KIWASH carries out quarterly assessments of water services providers to track improvements in gender equality mainstreaming. These assessments are premised on short- and medium-term action plans developed during KIWASH trainings. As sexual harassment affects women’s dignity as well as water provider performance and utility/customer relations, sexual harassment needs to be tackled head on. KIWASH worked with the utilities to conduct 11 training sessions and develop action plans that raise awareness of what constitutes sexual harassment and how it harms people and job performance. KIWASH is now advising water companies on how to develop sexual harassment policies.


Vicky Maiyo, seated center, and women officers from the biggest water company in Kenya after gender mainstreaming training in Nairobi. Photo: USAID KIWASH.

Reaching More Female Customers

KIWASH’s gender assessment revealed another barrier women face: 85 percent of the utilities required a title deed to apply for a water connection. In a highly patriarchal society such as Kenya, men tend to hold such deeds. As a result, many widows and single mothers—especially in poor households—are unable to apply for water connections.

With support from KIWASH, two water companies have addressed this challenge. The Kitui Water and Sanitation Company no longer requires a title deed to apply for a water connection. Since the change, the connections officer noted that most new applicants are women without title deeds; dropping this requirement has helped hundreds of households to access water. WOWASCO also changed its application requirements and now only asks for an identification card. Kuti, the managing director, is at the forefront of promoting gender equity in service provision. “Our next step is to develop a gender policy for generations to come, so that the changes we are making last forever,” Kuti said.

Tailoring some of its key communications to women has also led to increased engagement from female customers. Maiyo recollects how NCWSC did not have a direct gender policy for customer outreach. “The company used to hold joint community meetings with men and women during feasibility studies,” Maiyo said. “Men would dominate the meetings. However, we have learned that in some communities it is better to hold separate meetings for men and women. As a result, women express themselves freely and this is a good step for the company as we obtain inclusive feedback from the community.”


Demonstration garden in Kisumu County where local suppliers provide seed and fertilizer to showcase production of nutrient-dense, high-value crops using efficient irrigation and water management. Photo: USAID KIWASH.

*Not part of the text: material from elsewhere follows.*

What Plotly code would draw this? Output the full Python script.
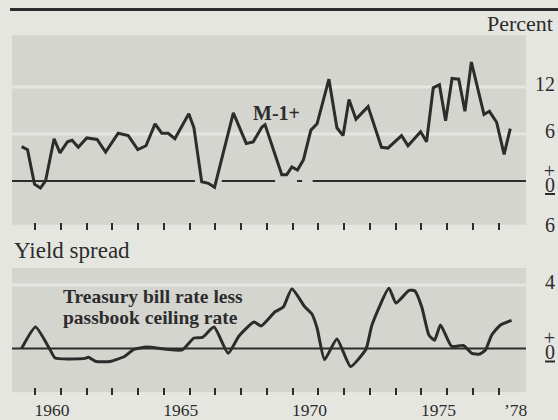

Removing Barriers, Strengthening Society

Gender equality is a fundamental human right but also necessary to fuel a prosperous and sustainable economic future in Kenya. With KIWASH support, Kenya’s water utility sector is increasing gender equity, providing more and better job opportunities for women, improving the workplace environment, and increasing access to water services for thousands of women.

Leaving the office to conduct field work, Kanini smiled and reflected on the opportunities now available to her. “My future at this company is bright; I have hope that I can be promoted to another position in the office,” she said. “Thanks to KIWASH, I have more opportunity and flexibility to organize my work, and my life will be better because of it.”